The many dynamic and delicate feedbacks between the biosphere and other Earth systems cause a continual co-evolution of Earth’s surface and the life that exists on it.
Resource availability has guided the development of human society. All forms of energy production and other resource extraction have associated economic, social, environmental, and geopolitical costs and risks, as well as benefits. New technologies and regulations can change the balance of these factors.
The sustainability of human societies and the biodiversity that supports them requires responsible management of natural resources. Scientists and engineers can make major contributions—for example, by developing technologies that produce less pollution and waste and that preclude ecosystem degradation.

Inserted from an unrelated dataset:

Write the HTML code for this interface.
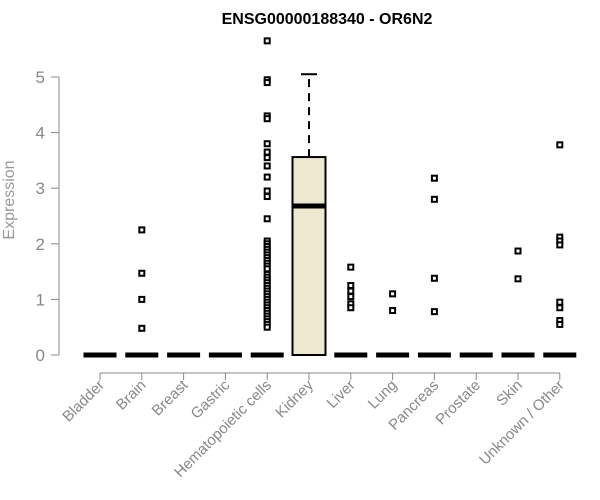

Global climate models are often used to understand the process of climate change because these changes are complex and can occur slowly over Earth’s history. Though the magnitudes of humans’ impacts are greater than they have ever been, so too are humans’ abilities to model, predict, and manage current and future impacts. Through computer simulations and other studies, important discoveries are still being made about how the ocean, the atmosphere, and the biosphere interact and are modified in response to human activities, as well as to changes in human activities. Thus science and engineering will be essential both to understanding the possible impacts of global climate change and to informing decisions about how to slow its rate and consequences—for humanity as well as for the rest of the planet.